■ Supplied information ■
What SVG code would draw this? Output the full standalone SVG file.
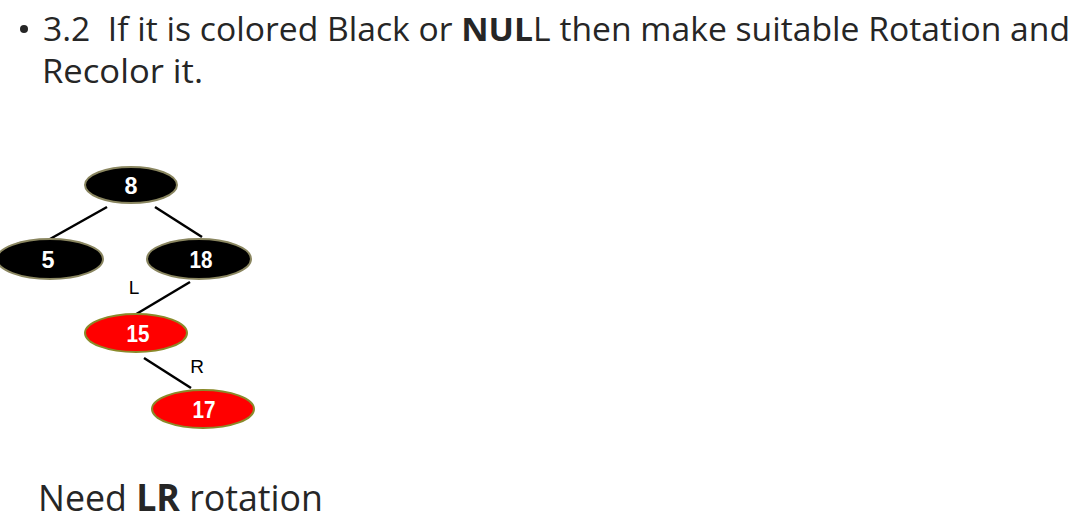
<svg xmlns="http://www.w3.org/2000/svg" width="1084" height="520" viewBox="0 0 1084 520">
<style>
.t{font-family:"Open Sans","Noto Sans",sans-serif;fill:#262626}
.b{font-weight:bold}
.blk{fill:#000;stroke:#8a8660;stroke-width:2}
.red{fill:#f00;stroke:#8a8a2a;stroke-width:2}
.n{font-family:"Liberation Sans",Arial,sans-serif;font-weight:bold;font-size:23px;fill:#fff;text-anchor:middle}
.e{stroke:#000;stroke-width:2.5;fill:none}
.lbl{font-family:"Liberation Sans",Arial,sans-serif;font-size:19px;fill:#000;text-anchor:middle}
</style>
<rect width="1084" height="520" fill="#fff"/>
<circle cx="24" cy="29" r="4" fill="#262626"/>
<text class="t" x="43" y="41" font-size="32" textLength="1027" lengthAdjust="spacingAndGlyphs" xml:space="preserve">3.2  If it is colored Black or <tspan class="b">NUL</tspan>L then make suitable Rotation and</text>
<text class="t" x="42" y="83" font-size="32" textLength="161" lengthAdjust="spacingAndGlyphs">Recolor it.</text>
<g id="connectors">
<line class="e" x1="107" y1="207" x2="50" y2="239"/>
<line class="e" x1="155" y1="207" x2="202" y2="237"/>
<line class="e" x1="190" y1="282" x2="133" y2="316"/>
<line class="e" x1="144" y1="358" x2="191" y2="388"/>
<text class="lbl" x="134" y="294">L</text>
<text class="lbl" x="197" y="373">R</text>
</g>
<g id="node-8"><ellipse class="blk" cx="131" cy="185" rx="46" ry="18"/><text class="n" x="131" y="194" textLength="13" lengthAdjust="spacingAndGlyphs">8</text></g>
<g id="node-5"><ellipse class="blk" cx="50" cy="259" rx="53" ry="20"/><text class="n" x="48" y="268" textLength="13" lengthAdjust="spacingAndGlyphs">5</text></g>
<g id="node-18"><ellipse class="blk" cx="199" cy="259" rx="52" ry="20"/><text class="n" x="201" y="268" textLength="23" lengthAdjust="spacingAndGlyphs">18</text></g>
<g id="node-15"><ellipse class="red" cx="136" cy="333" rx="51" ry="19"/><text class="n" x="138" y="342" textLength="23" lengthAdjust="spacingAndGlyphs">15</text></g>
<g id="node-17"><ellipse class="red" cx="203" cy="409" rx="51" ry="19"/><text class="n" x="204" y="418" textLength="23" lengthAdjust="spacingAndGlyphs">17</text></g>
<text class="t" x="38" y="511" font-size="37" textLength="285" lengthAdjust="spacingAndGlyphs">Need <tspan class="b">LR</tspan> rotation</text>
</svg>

■ Goal ■
Return the listing above unchanged, apart from dropping its pictures.

■ Task solution ■
What SVG code would draw this? Output the full standalone SVG file.
<svg xmlns="http://www.w3.org/2000/svg" width="1084" height="520" viewBox="0 0 1084 520">
<style>
.t{font-family:"Open Sans","Noto Sans",sans-serif;fill:#262626}
.b{font-weight:bold}
.blk{fill:#000;stroke:#8a8660;stroke-width:2}
.red{fill:#f00;stroke:#8a8a2a;stroke-width:2}
.n{font-family:"Liberation Sans",Arial,sans-serif;font-weight:bold;font-size:23px;fill:#fff;text-anchor:middle}
.e{stroke:#000;stroke-width:2.5;fill:none}
.lbl{font-family:"Liberation Sans",Arial,sans-serif;font-size:19px;fill:#000;text-anchor:middle}
</style>
<rect width="1084" height="520" fill="#fff"/>
<circle cx="24" cy="29" r="4" fill="#262626"/>
<text class="t" x="43" y="41" font-size="32" textLength="1027" lengthAdjust="spacingAndGlyphs" xml:space="preserve">3.2  If it is colored Black or <tspan class="b">NUL</tspan>L then make suitable Rotation and</text>
<text class="t" x="42" y="83" font-size="32" textLength="161" lengthAdjust="spacingAndGlyphs">Recolor it.</text>
<g id="connectors">
<line class="e" x1="107" y1="207" x2="50" y2="239"/>
<line class="e" x1="155" y1="207" x2="202" y2="237"/>
<line class="e" x1="190" y1="282" x2="133" y2="316"/>
<line class="e" x1="144" y1="358" x2="191" y2="388"/>
<text class="lbl" x="134" y="294">L</text>
<text class="lbl" x="197" y="373">R</text>
</g>
<g id="node-8"><ellipse class="blk" cx="131" cy="185" rx="46" ry="18"/><text class="n" x="131" y="194" textLength="13" lengthAdjust="spacingAndGlyphs">8</text></g>
<g id="node-5"><ellipse class="blk" cx="50" cy="259" rx="53" ry="20"/><text class="n" x="48" y="268" textLength="13" lengthAdjust="spacingAndGlyphs">5</text></g>
<g id="node-18"><ellipse class="blk" cx="199" cy="259" rx="52" ry="20"/><text class="n" x="201" y="268" textLength="23" lengthAdjust="spacingAndGlyphs">18</text></g>
<g id="node-15"><ellipse class="red" cx="136" cy="333" rx="51" ry="19"/><text class="n" x="138" y="342" textLength="23" lengthAdjust="spacingAndGlyphs">15</text></g>
<g id="node-17"><ellipse class="red" cx="203" cy="409" rx="51" ry="19"/><text class="n" x="204" y="418" textLength="23" lengthAdjust="spacingAndGlyphs">17</text></g>
<text class="t" x="38" y="511" font-size="37" textLength="285" lengthAdjust="spacingAndGlyphs">Need <tspan class="b">LR</tspan> rotation</text>
</svg>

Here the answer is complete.